Exercise task:
Extract word for word the lines of the listing from its start to the line holding "4.3, 2.3, 1.1, 0.5, 0.1];", both ends kept; pictures are not part of the copy.

Material provided:
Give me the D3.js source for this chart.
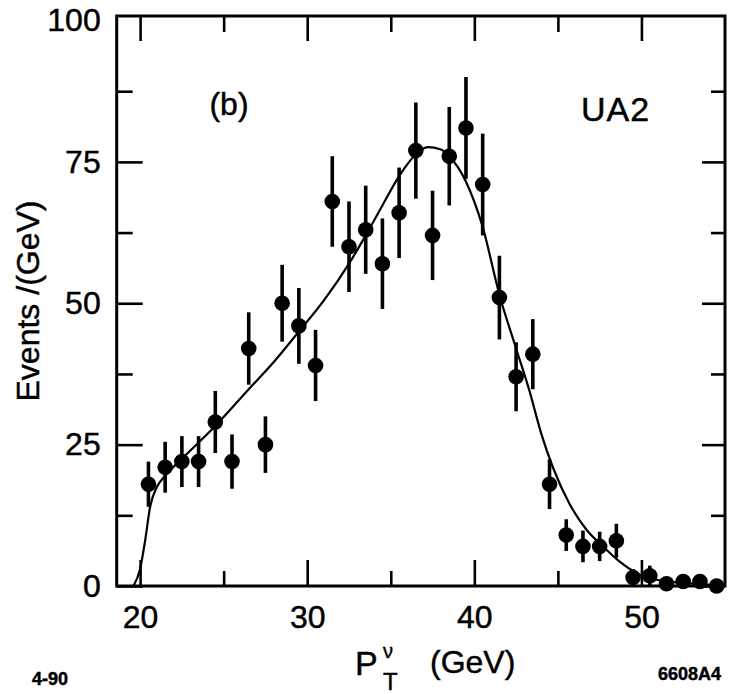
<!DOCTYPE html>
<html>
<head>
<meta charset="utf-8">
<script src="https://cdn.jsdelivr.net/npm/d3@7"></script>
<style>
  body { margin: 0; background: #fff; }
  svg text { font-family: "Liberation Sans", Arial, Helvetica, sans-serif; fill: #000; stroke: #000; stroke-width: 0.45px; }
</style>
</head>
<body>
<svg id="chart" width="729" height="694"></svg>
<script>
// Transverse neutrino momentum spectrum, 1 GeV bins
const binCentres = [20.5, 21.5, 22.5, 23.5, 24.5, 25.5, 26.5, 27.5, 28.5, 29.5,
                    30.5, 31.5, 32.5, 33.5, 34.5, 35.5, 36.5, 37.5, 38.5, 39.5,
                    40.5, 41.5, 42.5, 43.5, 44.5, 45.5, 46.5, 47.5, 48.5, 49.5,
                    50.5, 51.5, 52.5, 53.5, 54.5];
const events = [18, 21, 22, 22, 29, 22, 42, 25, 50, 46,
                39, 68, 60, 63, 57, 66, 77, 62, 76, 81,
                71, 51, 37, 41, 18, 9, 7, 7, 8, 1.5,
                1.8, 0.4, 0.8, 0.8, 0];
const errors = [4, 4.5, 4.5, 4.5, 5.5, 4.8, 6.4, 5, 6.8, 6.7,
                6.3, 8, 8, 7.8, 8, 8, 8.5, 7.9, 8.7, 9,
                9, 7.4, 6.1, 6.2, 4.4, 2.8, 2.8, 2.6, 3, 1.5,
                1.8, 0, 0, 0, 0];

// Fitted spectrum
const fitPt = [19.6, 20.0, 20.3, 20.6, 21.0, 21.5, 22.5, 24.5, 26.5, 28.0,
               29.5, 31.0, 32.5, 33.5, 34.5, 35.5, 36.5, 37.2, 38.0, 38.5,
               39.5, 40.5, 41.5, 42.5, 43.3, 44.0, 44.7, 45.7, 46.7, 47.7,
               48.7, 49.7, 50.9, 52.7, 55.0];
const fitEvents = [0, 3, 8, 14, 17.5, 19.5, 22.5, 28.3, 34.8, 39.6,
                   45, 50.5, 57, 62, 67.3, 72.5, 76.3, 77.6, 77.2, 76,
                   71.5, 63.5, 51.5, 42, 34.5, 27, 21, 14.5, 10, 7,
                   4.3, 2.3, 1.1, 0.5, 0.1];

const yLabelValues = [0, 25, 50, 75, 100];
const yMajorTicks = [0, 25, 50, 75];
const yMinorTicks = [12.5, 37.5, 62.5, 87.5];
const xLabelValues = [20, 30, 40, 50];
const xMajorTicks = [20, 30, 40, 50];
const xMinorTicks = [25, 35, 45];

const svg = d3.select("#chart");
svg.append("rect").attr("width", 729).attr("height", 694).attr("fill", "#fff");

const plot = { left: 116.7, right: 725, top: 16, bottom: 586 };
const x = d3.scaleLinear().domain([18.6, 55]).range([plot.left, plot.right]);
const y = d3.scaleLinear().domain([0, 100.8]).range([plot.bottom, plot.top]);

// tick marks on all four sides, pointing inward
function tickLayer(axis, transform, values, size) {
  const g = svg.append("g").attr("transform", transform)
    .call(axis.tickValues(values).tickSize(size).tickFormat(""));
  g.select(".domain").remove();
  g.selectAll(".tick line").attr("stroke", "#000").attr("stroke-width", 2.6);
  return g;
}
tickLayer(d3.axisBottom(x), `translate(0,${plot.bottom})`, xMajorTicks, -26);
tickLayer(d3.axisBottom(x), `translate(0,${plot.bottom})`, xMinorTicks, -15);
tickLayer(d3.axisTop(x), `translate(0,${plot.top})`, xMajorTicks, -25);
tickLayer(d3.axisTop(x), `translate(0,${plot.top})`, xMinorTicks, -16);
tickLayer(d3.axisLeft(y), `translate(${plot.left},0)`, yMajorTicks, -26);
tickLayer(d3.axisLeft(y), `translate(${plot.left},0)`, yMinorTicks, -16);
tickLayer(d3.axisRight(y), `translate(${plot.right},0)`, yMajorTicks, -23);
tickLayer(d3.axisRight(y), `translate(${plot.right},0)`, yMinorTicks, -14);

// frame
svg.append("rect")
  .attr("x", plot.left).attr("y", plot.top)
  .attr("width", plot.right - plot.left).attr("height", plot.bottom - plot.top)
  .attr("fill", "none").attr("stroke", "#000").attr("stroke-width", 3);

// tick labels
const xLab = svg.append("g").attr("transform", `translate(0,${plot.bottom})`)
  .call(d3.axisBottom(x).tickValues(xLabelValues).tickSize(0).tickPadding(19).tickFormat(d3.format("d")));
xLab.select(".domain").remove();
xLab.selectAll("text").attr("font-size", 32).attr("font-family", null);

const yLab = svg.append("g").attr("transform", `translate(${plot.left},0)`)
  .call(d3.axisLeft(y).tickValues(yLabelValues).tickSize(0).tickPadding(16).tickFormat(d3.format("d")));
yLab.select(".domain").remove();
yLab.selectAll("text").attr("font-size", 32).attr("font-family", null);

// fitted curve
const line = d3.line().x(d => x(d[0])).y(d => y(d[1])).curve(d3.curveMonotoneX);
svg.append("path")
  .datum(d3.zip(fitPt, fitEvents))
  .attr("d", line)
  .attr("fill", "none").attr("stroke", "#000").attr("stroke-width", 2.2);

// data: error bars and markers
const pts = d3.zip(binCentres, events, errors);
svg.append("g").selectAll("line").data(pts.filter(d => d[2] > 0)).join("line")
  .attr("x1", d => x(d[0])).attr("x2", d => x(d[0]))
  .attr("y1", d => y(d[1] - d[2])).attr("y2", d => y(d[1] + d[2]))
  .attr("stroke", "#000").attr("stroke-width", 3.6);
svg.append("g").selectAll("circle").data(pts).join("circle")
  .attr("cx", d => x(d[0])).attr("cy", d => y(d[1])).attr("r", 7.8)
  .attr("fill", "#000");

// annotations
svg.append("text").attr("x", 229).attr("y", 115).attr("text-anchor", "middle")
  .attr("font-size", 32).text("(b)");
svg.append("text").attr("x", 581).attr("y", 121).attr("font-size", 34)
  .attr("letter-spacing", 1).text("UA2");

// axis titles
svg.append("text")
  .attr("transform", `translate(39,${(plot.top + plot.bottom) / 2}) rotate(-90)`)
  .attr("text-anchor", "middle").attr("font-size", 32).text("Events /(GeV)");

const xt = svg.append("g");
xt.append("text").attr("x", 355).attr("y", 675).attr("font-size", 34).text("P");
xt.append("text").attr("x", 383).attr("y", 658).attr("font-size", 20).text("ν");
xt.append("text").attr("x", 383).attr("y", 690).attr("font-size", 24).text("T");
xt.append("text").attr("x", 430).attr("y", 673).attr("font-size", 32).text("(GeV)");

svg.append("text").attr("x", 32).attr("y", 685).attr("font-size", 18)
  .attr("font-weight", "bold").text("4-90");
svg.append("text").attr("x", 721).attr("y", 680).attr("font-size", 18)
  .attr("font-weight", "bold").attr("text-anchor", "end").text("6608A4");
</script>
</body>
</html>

Output:
Give me the D3.js source for this chart.
<!DOCTYPE html>
<html>
<head>
<meta charset="utf-8">
<script src="https://cdn.jsdelivr.net/npm/d3@7"></script>
<style>
  body { margin: 0; background: #fff; }
  svg text { font-family: "Liberation Sans", Arial, Helvetica, sans-serif; fill: #000; stroke: #000; stroke-width: 0.45px; }
</style>
</head>
<body>
<svg id="chart" width="729" height="694"></svg>
<script>
// Transverse neutrino momentum spectrum, 1 GeV bins
const binCentres = [20.5, 21.5, 22.5, 23.5, 24.5, 25.5, 26.5, 27.5, 28.5, 29.5,
                    30.5, 31.5, 32.5, 33.5, 34.5, 35.5, 36.5, 37.5, 38.5, 39.5,
                    40.5, 41.5, 42.5, 43.5, 44.5, 45.5, 46.5, 47.5, 48.5, 49.5,
                    50.5, 51.5, 52.5, 53.5, 54.5];
const events = [18, 21, 22, 22, 29, 22, 42, 25, 50, 46,
                39, 68, 60, 63, 57, 66, 77, 62, 76, 81,
                71, 51, 37, 41, 18, 9, 7, 7, 8, 1.5,
                1.8, 0.4, 0.8, 0.8, 0];
const errors = [4, 4.5, 4.5, 4.5, 5.5, 4.8, 6.4, 5, 6.8, 6.7,
                6.3, 8, 8, 7.8, 8, 8, 8.5, 7.9, 8.7, 9,
                9, 7.4, 6.1, 6.2, 4.4, 2.8, 2.8, 2.6, 3, 1.5,
                1.8, 0, 0, 0, 0];

// Fitted spectrum
const fitPt = [19.6, 20.0, 20.3, 20.6, 21.0, 21.5, 22.5, 24.5, 26.5, 28.0,
               29.5, 31.0, 32.5, 33.5, 34.5, 35.5, 36.5, 37.2, 38.0, 38.5,
               39.5, 40.5, 41.5, 42.5, 43.3, 44.0, 44.7, 45.7, 46.7, 47.7,
               48.7, 49.7, 50.9, 52.7, 55.0];
const fitEvents = [0, 3, 8, 14, 17.5, 19.5, 22.5, 28.3, 34.8, 39.6,
                   45, 50.5, 57, 62, 67.3, 72.5, 76.3, 77.6, 77.2, 76,
                   71.5, 63.5, 51.5, 42, 34.5, 27, 21, 14.5, 10, 7,
                   4.3, 2.3, 1.1, 0.5, 0.1];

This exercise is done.